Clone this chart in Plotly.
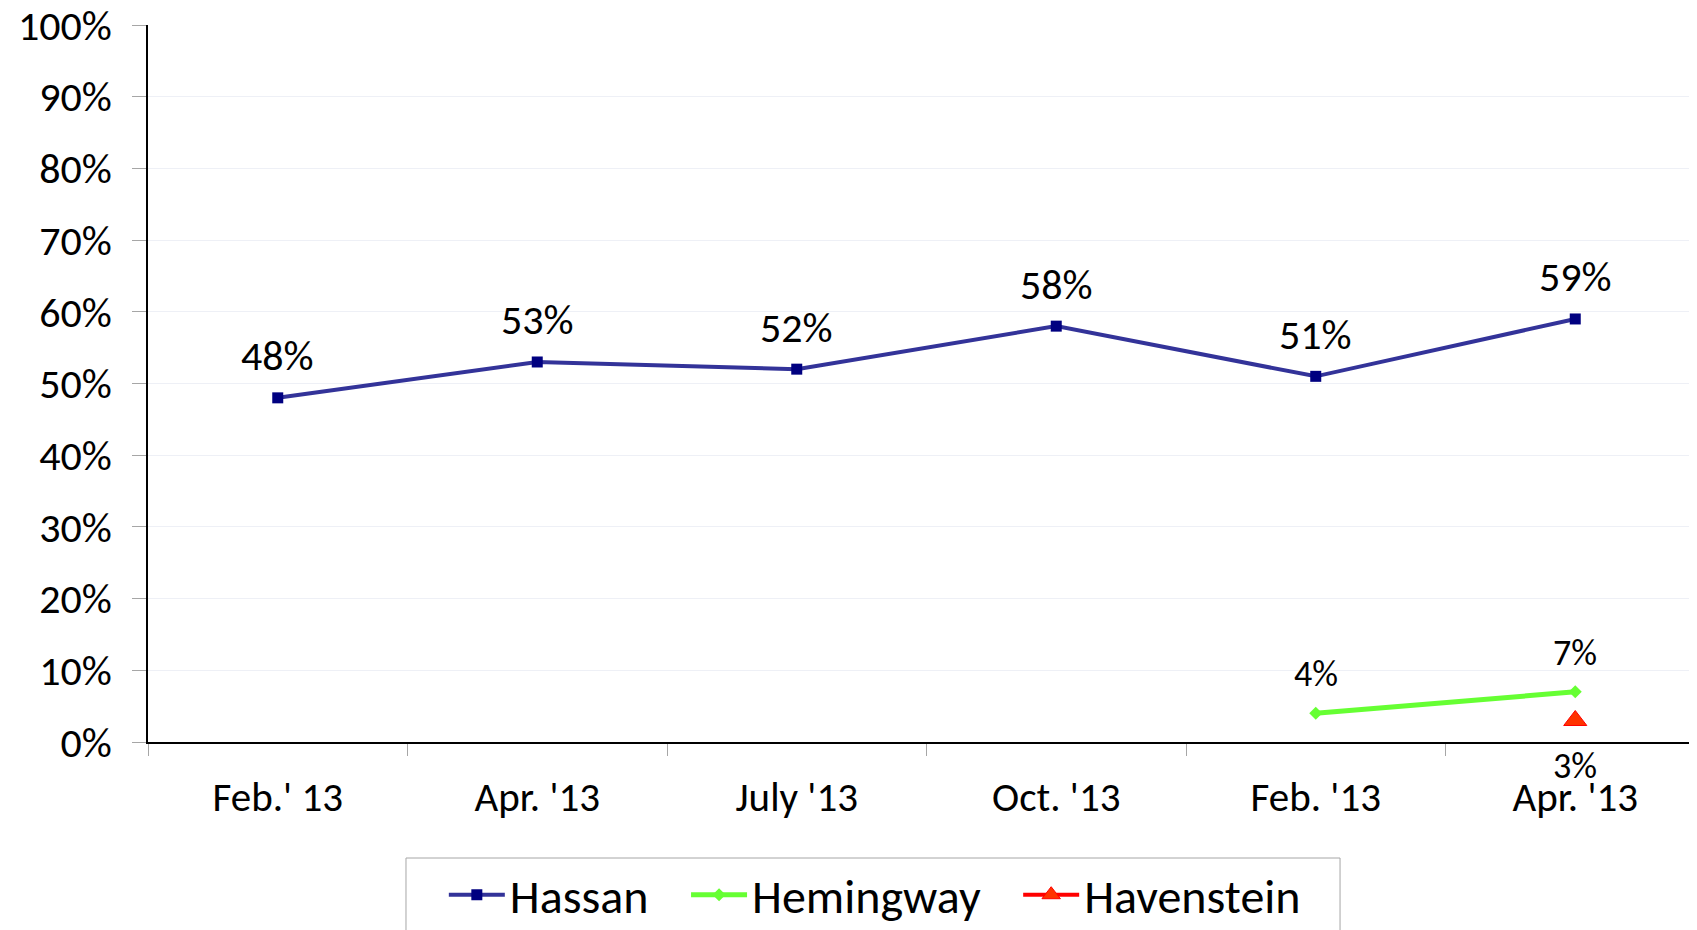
import plotly.graph_objects as go

periods = ["Feb.' 13", "Apr. '13", "July '13", "Oct. '13", "Feb. '13", "Apr. '13"]
positions = [0, 1, 2, 3, 4, 5]
hassan = [0.48, 0.53, 0.52, 0.58, 0.51, 0.59]
hemingway_pos = [4, 5]
hemingway = [0.04, 0.07]
havenstein_pos = [5]
havenstein = [0.03]

FONT = "Carlito, Lato, sans-serif"
PAD = "\u00a0" * 3

fig = go.Figure()
fig.add_trace(go.Scatter(
    x=positions, y=hassan, name="Hassan" + PAD, mode="lines+markers",
    line=dict(color="#333399", width=4),
    marker=dict(symbol="square", size=11, color="#000080"),
))
fig.add_trace(go.Scatter(
    x=hemingway_pos, y=hemingway, name="Hemingway" + PAD, mode="lines+markers",
    line=dict(color="#66FF33", width=5),
    marker=dict(symbol="diamond", size=10, color="#66FF33"),
))
fig.add_trace(go.Scatter(
    x=havenstein_pos, y=havenstein, name="Havenstein", mode="lines+markers",
    line=dict(color="#FF0000", width=4),
    marker=dict(symbol="triangle-up", size=20, color="#FF3300",
                line=dict(color="#FF0000", width=1)),
))

anns = []
for x, v in zip(positions, hassan):
    anns.append(dict(x=x, y=v, text=f"{round(v*100)}%", showarrow=False,
                     yshift=42, font=dict(size=42, color="black", family=FONT)))
for x, v in zip(hemingway_pos, hemingway):
    anns.append(dict(x=x, y=v, text=f"{round(v*100)}%", showarrow=False,
                     yshift=39, font=dict(size=36, color="black", family=FONT)))
for x, v in zip(havenstein_pos, havenstein):
    anns.append(dict(x=x, y=v, text=f"{round(v*100)}%", showarrow=False,
                     yshift=-46, font=dict(size=36, color="black", family=FONT)))

fig.update_layout(
    width=1697, height=930,
    margin=dict(l=140, r=0, t=17, b=196, autoexpand=False),
    paper_bgcolor="white", plot_bgcolor="white",
    font=dict(family=FONT, color="black"),
    annotations=anns,
    shapes=[dict(type="rect", xref="paper", yref="paper",
                 x0=0.1657, x1=0.7656, y0=-0.32, y1=-0.1618,
                 line=dict(color="#A6A6A6", width=1), fillcolor="rgba(0,0,0,0)")],
    showlegend=True,
    legend=dict(
        orientation="h", x=0.190, xanchor="left", y=-0.2134, yanchor="middle",
        borderwidth=0, bgcolor="rgba(0,0,0,0)",
        font=dict(size=48, family=FONT, color="black"),
        itemwidth=56,
    ),
    xaxis=dict(
        type="category", range=[-0.5, 5.5], automargin=False,
        tickmode="array", tickvals=positions, ticktext=periods,
        tickson="boundaries", ticks="outside", ticklen=12, tickcolor="#A6A6A6",
        showline=True, linecolor="black", linewidth=1.5,
        showgrid=False, zeroline=False,
        tickfont=dict(size=41, family=FONT, color="black"),
        ticklabelstandoff=18,
    ),
    yaxis=dict(
        range=[0, 1], dtick=0.1, tickformat=".0%", automargin=False,
        ticklabeloverflow="allow",
        ticks="outside", ticklen=14, tickcolor="#A6A6A6",
        showline=True, linecolor="black", linewidth=1.5,
        showgrid=True, gridcolor="#EEF0F6", gridwidth=1, zeroline=False,
        tickfont=dict(size=42, family=FONT, color="black"),
        ticklabelstandoff=12,
    ),
)

fig.write_html("out.html")
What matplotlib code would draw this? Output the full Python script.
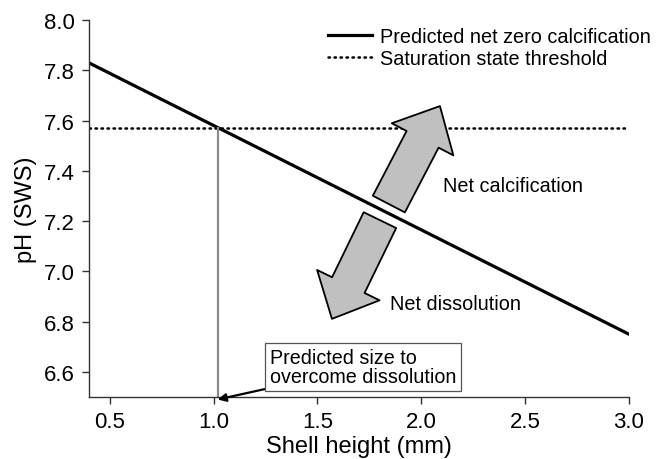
import matplotlib.pyplot as plt
from matplotlib.patches import FancyArrowPatch

plt.rcParams['font.family'] = ['Liberation Sans', 'DejaVu Sans']

# predicted net-zero calcification line
shell_height = [0.4, 3.0]
ph_net_zero = [7.83, 6.75]

# saturation state threshold and the size where the two meet
threshold_ph = 7.57
critical_size = 1.02

x_ticks = [0.5, 1.0, 1.5, 2.0, 2.5, 3.0]
y_ticks = [6.6, 6.8, 7.0, 7.2, 7.4, 7.6, 7.8, 8.0]

fig = plt.figure(figsize=(6.62, 4.6), dpi=100)
ax = fig.add_axes([0.1344, 0.1348, 0.8156, 0.8192])

net_zero, = ax.plot(shell_height, ph_net_zero, color='black', lw=2.3,
                    label='Predicted net zero calcification')
thresh, = ax.plot([0.4, 2.99], [threshold_ph, threshold_ph], color='black',
                  lw=1.8, linestyle=(0, (0.6, 1.8)), dash_capstyle='round',
                  label='Saturation state threshold')
ax.plot([critical_size, critical_size], [6.5, threshold_ph], color='#8a8a8a', lw=1.6)

ax.set_xlim(0.4, 3.0)
ax.set_ylim(6.5, 8.0)
ax.set_xticks(x_ticks)
ax.set_yticks(y_ticks)
ax.set_xticklabels([f'{v:.1f}' for v in x_ticks])
ax.set_yticklabels([f'{v:.1f}' for v in y_ticks])
ax.tick_params(axis='both', labelsize=16, length=5, width=1, color='#333333', pad=5)
for side in ['top', 'right']:
    ax.spines[side].set_visible(False)
for side in ['left', 'bottom']:
    ax.spines[side].set_color('#333333')
    ax.spines[side].set_linewidth(1)

ax.set_xlabel('Shell height (mm)', fontsize=17, labelpad=2)
ax.set_ylabel('pH (SWS)', fontsize=17, labelpad=5)

ax.legend(handles=[net_zero, thresh], loc='upper right', bbox_to_anchor=(1.073, 1.03),
          frameon=False, fontsize=14.3, handlelength=2.2, handletextpad=0.4,
          labelspacing=0.15)

# big block arrows for the two regimes
arrow_style = 'simple,head_length=27,head_width=50,tail_width=26'
for start, end in [((1.844, 7.268), (2.090, 7.658)),
                   ((1.801, 7.204), (1.570, 6.811))]:
    ax.add_patch(FancyArrowPatch(start, end, arrowstyle=arrow_style,
                                 mutation_scale=1, shrinkA=0, shrinkB=0,
                                 facecolor='#c0c0c0', edgecolor='black', lw=1.3,
                                 zorder=3))

ax.text(2.104, 7.34, 'Net calcification', fontsize=14.3, va='center', ha='left')
ax.text(1.849, 6.874, 'Net dissolution', fontsize=14.3, va='center', ha='left')

ax.annotate('Predicted size to\novercome dissolution',
            xy=(critical_size, 6.49), xytext=(1.271, 6.618),
            fontsize=14.2, va='center', ha='left', linespacing=1.0,
            bbox=dict(boxstyle='square,pad=0.25', facecolor='white',
                      edgecolor='#555555', lw=0.9),
            arrowprops=dict(arrowstyle='-|>', color='black', lw=1.6,
                            mutation_scale=12, shrinkA=0, shrinkB=0),
            annotation_clip=False)

fig.savefig('out.png', dpi=100)
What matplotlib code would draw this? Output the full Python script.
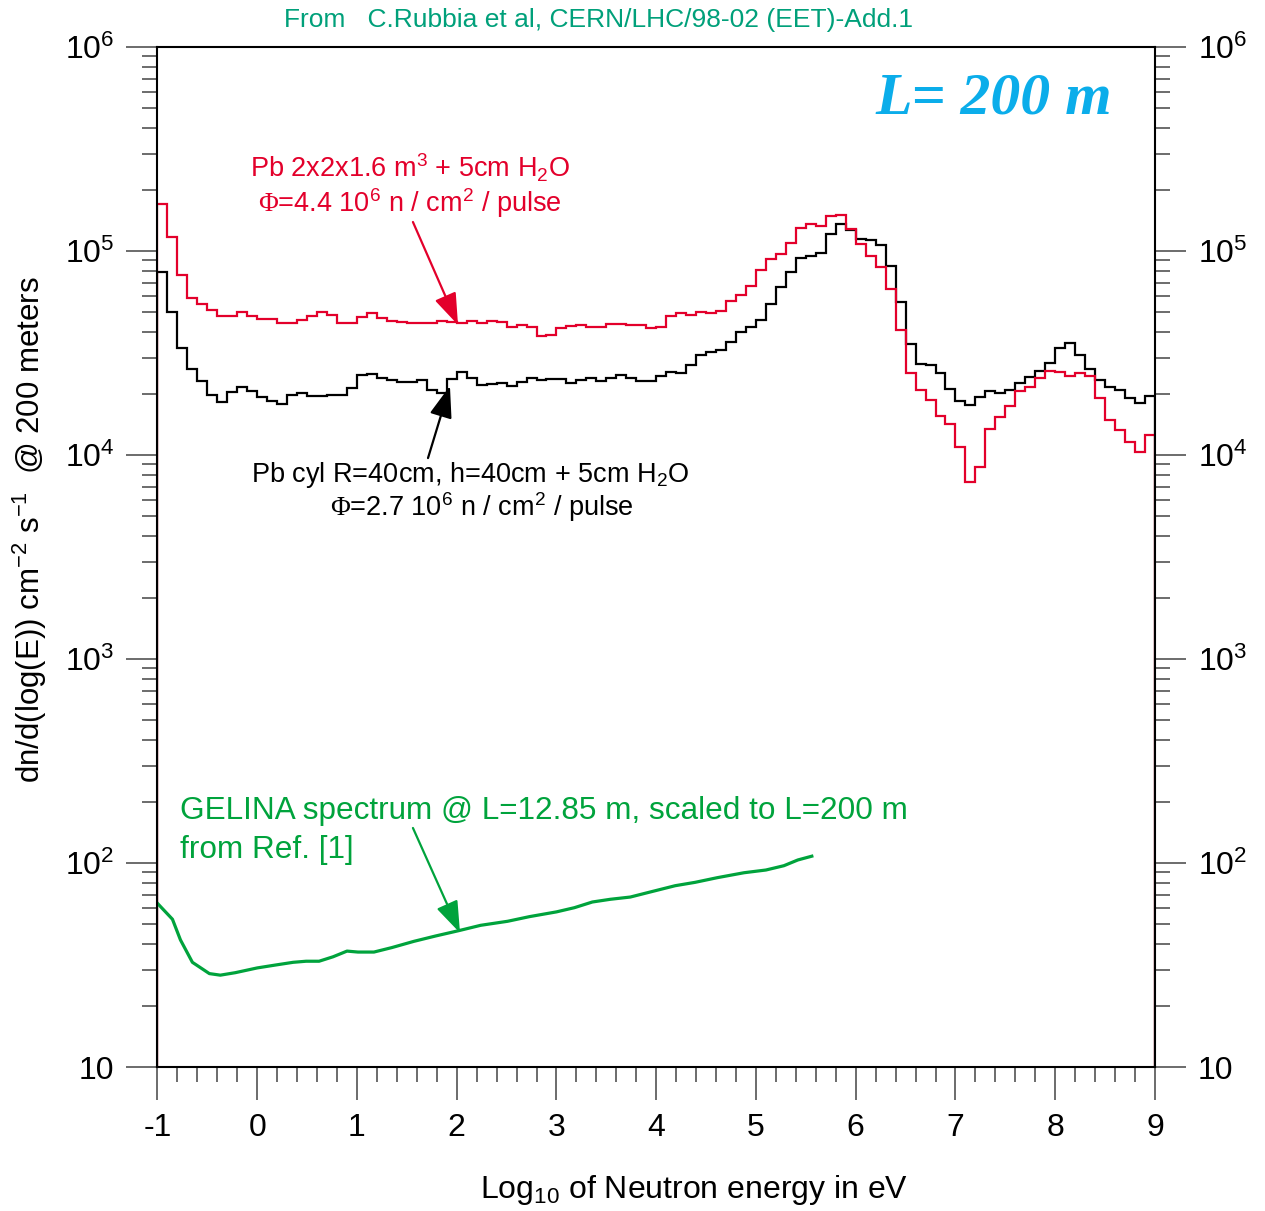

◇ ◇ ◇ ◇

Reproduce the entries above word for word. Pictures stay out.

● **Output for this task**
Clone this chart in Plotly.
import plotly.graph_objects as go

periods = ["Feb.' 13", "Apr. '13", "July '13", "Oct. '13", "Feb. '13", "Apr. '13"]
positions = [0, 1, 2, 3, 4, 5]
hassan = [0.48, 0.53, 0.52, 0.58, 0.51, 0.59]
hemingway_pos = [4, 5]
hemingway = [0.04, 0.07]
havenstein_pos = [5]
havenstein = [0.03]

FONT = "Carlito, Lato, sans-serif"
PAD = "\u00a0" * 3

fig = go.Figure()
fig.add_trace(go.Scatter(
    x=positions, y=hassan, name="Hassan" + PAD, mode="lines+markers",
    line=dict(color="#333399", width=4),
    marker=dict(symbol="square", size=11, color="#000080"),
))
fig.add_trace(go.Scatter(
    x=hemingway_pos, y=hemingway, name="Hemingway" + PAD, mode="lines+markers",
    line=dict(color="#66FF33", width=5),
    marker=dict(symbol="diamond", size=10, color="#66FF33"),
))
fig.add_trace(go.Scatter(
    x=havenstein_pos, y=havenstein, name="Havenstein", mode="lines+markers",
    line=dict(color="#FF0000", width=4),
    marker=dict(symbol="triangle-up", size=20, color="#FF3300",
                line=dict(color="#FF0000", width=1)),
))

anns = []
for x, v in zip(positions, hassan):
    anns.append(dict(x=x, y=v, text=f"{round(v*100)}%", showarrow=False,
                     yshift=42, font=dict(size=42, color="black", family=FONT)))
for x, v in zip(hemingway_pos, hemingway):
    anns.append(dict(x=x, y=v, text=f"{round(v*100)}%", showarrow=False,
                     yshift=39, font=dict(size=36, color="black", family=FONT)))
for x, v in zip(havenstein_pos, havenstein):
    anns.append(dict(x=x, y=v, text=f"{round(v*100)}%", showarrow=False,
                     yshift=-46, font=dict(size=36, color="black", family=FONT)))

fig.update_layout(
    width=1697, height=930,
    margin=dict(l=140, r=0, t=17, b=196, autoexpand=False),
    paper_bgcolor="white", plot_bgcolor="white",
    font=dict(family=FONT, color="black"),
    annotations=anns,
    shapes=[dict(type="rect", xref="paper", yref="paper",
                 x0=0.1657, x1=0.7656, y0=-0.32, y1=-0.1618,
                 line=dict(color="#A6A6A6", width=1), fillcolor="rgba(0,0,0,0)")],
    showlegend=True,
    legend=dict(
        orientation="h", x=0.190, xanchor="left", y=-0.2134, yanchor="middle",
        borderwidth=0, bgcolor="rgba(0,0,0,0)",
        font=dict(size=48, family=FONT, color="black"),
        itemwidth=56,
    ),
    xaxis=dict(
        type="category", range=[-0.5, 5.5], automargin=False,
        tickmode="array", tickvals=positions, ticktext=periods,
        tickson="boundaries", ticks="outside", ticklen=12, tickcolor="#A6A6A6",
        showline=True, linecolor="black", linewidth=1.5,
        showgrid=False, zeroline=False,
        tickfont=dict(size=41, family=FONT, color="black"),
        ticklabelstandoff=18,
    ),
    yaxis=dict(
        range=[0, 1], dtick=0.1, tickformat=".0%", automargin=False,
        ticklabeloverflow="allow",
        ticks="outside", ticklen=14, tickcolor="#A6A6A6",
        showline=True, linecolor="black", linewidth=1.5,
        showgrid=True, gridcolor="#EEF0F6", gridwidth=1, zeroline=False,
        tickfont=dict(size=42, family=FONT, color="black"),
        ticklabelstandoff=12,
    ),
)

fig.write_html("out.html")
What matplotlib code would draw this? Output the full Python script.
import matplotlib.pyplot as plt
from matplotlib.patches import FancyArrowPatch

plt.rcParams['font.family'] = ['Liberation Sans', 'DejaVu Sans']

# predicted net-zero calcification line
shell_height = [0.4, 3.0]
ph_net_zero = [7.83, 6.75]

# saturation state threshold and the size where the two meet
threshold_ph = 7.57
critical_size = 1.02

x_ticks = [0.5, 1.0, 1.5, 2.0, 2.5, 3.0]
y_ticks = [6.6, 6.8, 7.0, 7.2, 7.4, 7.6, 7.8, 8.0]

fig = plt.figure(figsize=(6.62, 4.6), dpi=100)
ax = fig.add_axes([0.1344, 0.1348, 0.8156, 0.8192])

net_zero, = ax.plot(shell_height, ph_net_zero, color='black', lw=2.3,
                    label='Predicted net zero calcification')
thresh, = ax.plot([0.4, 2.99], [threshold_ph, threshold_ph], color='black',
                  lw=1.8, linestyle=(0, (0.6, 1.8)), dash_capstyle='round',
                  label='Saturation state threshold')
ax.plot([critical_size, critical_size], [6.5, threshold_ph], color='#8a8a8a', lw=1.6)

ax.set_xlim(0.4, 3.0)
ax.set_ylim(6.5, 8.0)
ax.set_xticks(x_ticks)
ax.set_yticks(y_ticks)
ax.set_xticklabels([f'{v:.1f}' for v in x_ticks])
ax.set_yticklabels([f'{v:.1f}' for v in y_ticks])
ax.tick_params(axis='both', labelsize=16, length=5, width=1, color='#333333', pad=5)
for side in ['top', 'right']:
    ax.spines[side].set_visible(False)
for side in ['left', 'bottom']:
    ax.spines[side].set_color('#333333')
    ax.spines[side].set_linewidth(1)

ax.set_xlabel('Shell height (mm)', fontsize=17, labelpad=2)
ax.set_ylabel('pH (SWS)', fontsize=17, labelpad=5)

ax.legend(handles=[net_zero, thresh], loc='upper right', bbox_to_anchor=(1.073, 1.03),
          frameon=False, fontsize=14.3, handlelength=2.2, handletextpad=0.4,
          labelspacing=0.15)

# big block arrows for the two regimes
arrow_style = 'simple,head_length=27,head_width=50,tail_width=26'
for start, end in [((1.844, 7.268), (2.090, 7.658)),
                   ((1.801, 7.204), (1.570, 6.811))]:
    ax.add_patch(FancyArrowPatch(start, end, arrowstyle=arrow_style,
                                 mutation_scale=1, shrinkA=0, shrinkB=0,
                                 facecolor='#c0c0c0', edgecolor='black', lw=1.3,
                                 zorder=3))

ax.text(2.104, 7.34, 'Net calcification', fontsize=14.3, va='center', ha='left')
ax.text(1.849, 6.874, 'Net dissolution', fontsize=14.3, va='center', ha='left')

ax.annotate('Predicted size to\novercome dissolution',
            xy=(critical_size, 6.49), xytext=(1.271, 6.618),
            fontsize=14.2, va='center', ha='left', linespacing=1.0,
            bbox=dict(boxstyle='square,pad=0.25', facecolor='white',
                      edgecolor='#555555', lw=0.9),
            arrowprops=dict(arrowstyle='-|>', color='black', lw=1.6,
                            mutation_scale=12, shrinkA=0, shrinkB=0),
            annotation_clip=False)

fig.savefig('out.png', dpi=100)
What matplotlib code would draw this? Output the full Python script.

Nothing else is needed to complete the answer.